[Start Provided material]
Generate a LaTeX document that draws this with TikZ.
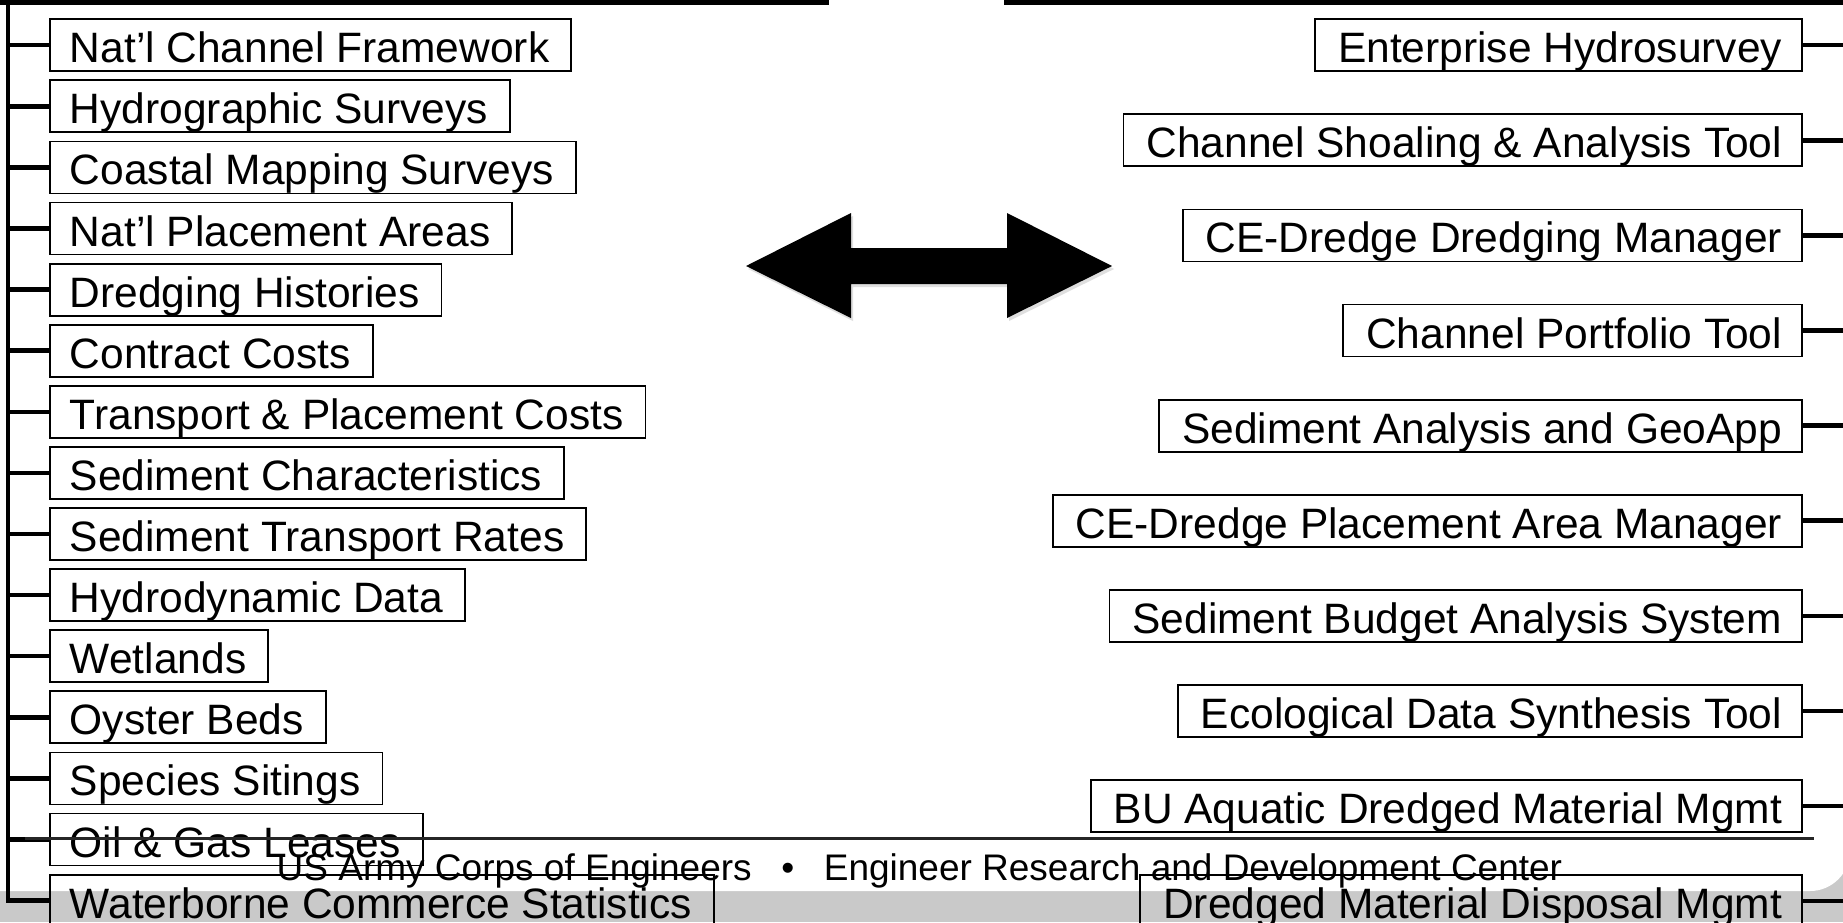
\documentclass[tikz,border=0pt]{standalone}
\usepackage{fontspec}
\setmainfont{Liberation Sans}
\usetikzlibrary{positioning,shadows}

\begin{document}
\begin{tikzpicture}[
        x=1pt, y=-1pt,
        box/.style={draw=black, line width=1.8pt, inner xsep=20pt, inner ysep=0pt,
            minimum height=52pt, text height=40pt, text depth=5pt,
            font=\fontsize{42.5}{42.5}\selectfont},
        lbox/.style={box, anchor=north west},
        rbox/.style={box, anchor=north east},
        stub/.style={black, line width=4.5pt},
        spine/.style={black, line width=4.5pt, line join=miter},
        rule/.style={black, line width=5pt},
        footrule/.style={black!85, line width=3pt},
        band/.style={fill=black!21},
    ]
    \useasboundingbox (0,0) rectangle (1843,922);
    % slide background
    \fill[band] (0,0) rectangle (1843,922);
    \fill[white, rounded corners=40pt] (-60,-60) rectangle (1850,891);
    % top rules
    \draw[rule] (0,2.5) -- (829,2.5);
    \draw[rule] (1004,2.5) -- (1843,2.5);
    \coordinate (spinetop) at (8,0);
    \coordinate (rightedge) at (1843,0);
    % data sources
    \foreach \txt [count=\i from 0] in {Nat’l Channel Framework, Hydrographic Surveys,
        Coastal Mapping Surveys, Nat’l Placement Areas, Dredging Histories,
        Contract Costs, Transport \& Placement Costs, Sediment Characteristics,
        Sediment Transport Rates, Hydrodynamic Data, Wetlands, Oyster Beds,
        Species Sitings, Oil \& Gas Leases, Waterborne Commerce Statistics}
    {
        \node[lbox] (l\i) at (49,18.3+61.1*\i) {\txt\hspace*{2pt}};
        \draw[stub] (l\i.west) -- (l\i.west -| spinetop);
    }
    \draw[spine] (spinetop) |- (l14.west);
    % tools
    \foreach \txt [count=\i from 0] in {Enterprise Hydrosurvey,
        Channel Shoaling \& Analysis Tool, CE-Dredge Dredging Manager,
        Channel Portfolio Tool, Sediment Analysis and GeoApp,
        CE-Dredge Placement Area Manager, Sediment Budget Analysis System,
        Ecological Data Synthesis Tool, BU Aquatic Dredged Material Mgmt,
        Dredged Material Disposal Mgmt}
    {
        \node[rbox] (r\i) at (1803,18.3+95.1*\i) {\hspace*{3pt}\txt};
        \draw[stub] (r\i.east) -- (r\i.east -| rightedge);
    }
    % double arrow
    \fill[black, drop shadow={opacity=0.25, shadow xshift=2pt, shadow yshift=-3pt}]
        (746,266) -- (851,213) -- (851,248) -- (1007,248) -- (1007,213) --
        (1112,266) -- (1007,318) -- (1007,284) -- (851,284) -- (851,318) -- cycle;
    % footer
    \draw[footrule] (25,838.5) -- (1814,838.5);
    \node[anchor=base, inner sep=0pt, font=\fontsize{37}{37}\selectfont] (footer)
        at (919.5,880) {US Army Corps of Engineers\hspace{0.8em}\textbullet\hspace{0.8em}Engineer Research and Development Center};
\end{tikzpicture}
\end{document}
[End Provided material]
▶ Goal of the exercise:
Set the pictures aside and transcribe the data above exactly.

▶ Written solution:
Generate a LaTeX document that draws this with TikZ.
\documentclass[tikz,border=0pt]{standalone}
\usepackage{fontspec}
\setmainfont{Liberation Sans}
\usetikzlibrary{positioning,shadows}

\begin{document}
\begin{tikzpicture}[
        x=1pt, y=-1pt,
        box/.style={draw=black, line width=1.8pt, inner xsep=20pt, inner ysep=0pt,
            minimum height=52pt, text height=40pt, text depth=5pt,
            font=\fontsize{42.5}{42.5}\selectfont},
        lbox/.style={box, anchor=north west},
        rbox/.style={box, anchor=north east},
        stub/.style={black, line width=4.5pt},
        spine/.style={black, line width=4.5pt, line join=miter},
        rule/.style={black, line width=5pt},
        footrule/.style={black!85, line width=3pt},
        band/.style={fill=black!21},
    ]
    \useasboundingbox (0,0) rectangle (1843,922);
    % slide background
    \fill[band] (0,0) rectangle (1843,922);
    \fill[white, rounded corners=40pt] (-60,-60) rectangle (1850,891);
    % top rules
    \draw[rule] (0,2.5) -- (829,2.5);
    \draw[rule] (1004,2.5) -- (1843,2.5);
    \coordinate (spinetop) at (8,0);
    \coordinate (rightedge) at (1843,0);
    % data sources
    \foreach \txt [count=\i from 0] in {Nat’l Channel Framework, Hydrographic Surveys,
        Coastal Mapping Surveys, Nat’l Placement Areas, Dredging Histories,
        Contract Costs, Transport \& Placement Costs, Sediment Characteristics,
        Sediment Transport Rates, Hydrodynamic Data, Wetlands, Oyster Beds,
        Species Sitings, Oil \& Gas Leases, Waterborne Commerce Statistics}
    {
        \node[lbox] (l\i) at (49,18.3+61.1*\i) {\txt\hspace*{2pt}};
        \draw[stub] (l\i.west) -- (l\i.west -| spinetop);
    }
    \draw[spine] (spinetop) |- (l14.west);
    % tools
    \foreach \txt [count=\i from 0] in {Enterprise Hydrosurvey,
        Channel Shoaling \& Analysis Tool, CE-Dredge Dredging Manager,
        Channel Portfolio Tool, Sediment Analysis and GeoApp,
        CE-Dredge Placement Area Manager, Sediment Budget Analysis System,
        Ecological Data Synthesis Tool, BU Aquatic Dredged Material Mgmt,
        Dredged Material Disposal Mgmt}
    {
        \node[rbox] (r\i) at (1803,18.3+95.1*\i) {\hspace*{3pt}\txt};
        \draw[stub] (r\i.east) -- (r\i.east -| rightedge);
    }
    % double arrow
    \fill[black, drop shadow={opacity=0.25, shadow xshift=2pt, shadow yshift=-3pt}]
        (746,266) -- (851,213) -- (851,248) -- (1007,248) -- (1007,213) --
        (1112,266) -- (1007,318) -- (1007,284) -- (851,284) -- (851,318) -- cycle;
    % footer
    \draw[footrule] (25,838.5) -- (1814,838.5);
    \node[anchor=base, inner sep=0pt, font=\fontsize{37}{37}\selectfont] (footer)
        at (919.5,880) {US Army Corps of Engineers\hspace{0.8em}\textbullet\hspace{0.8em}Engineer Research and Development Center};
\end{tikzpicture}
\end{document}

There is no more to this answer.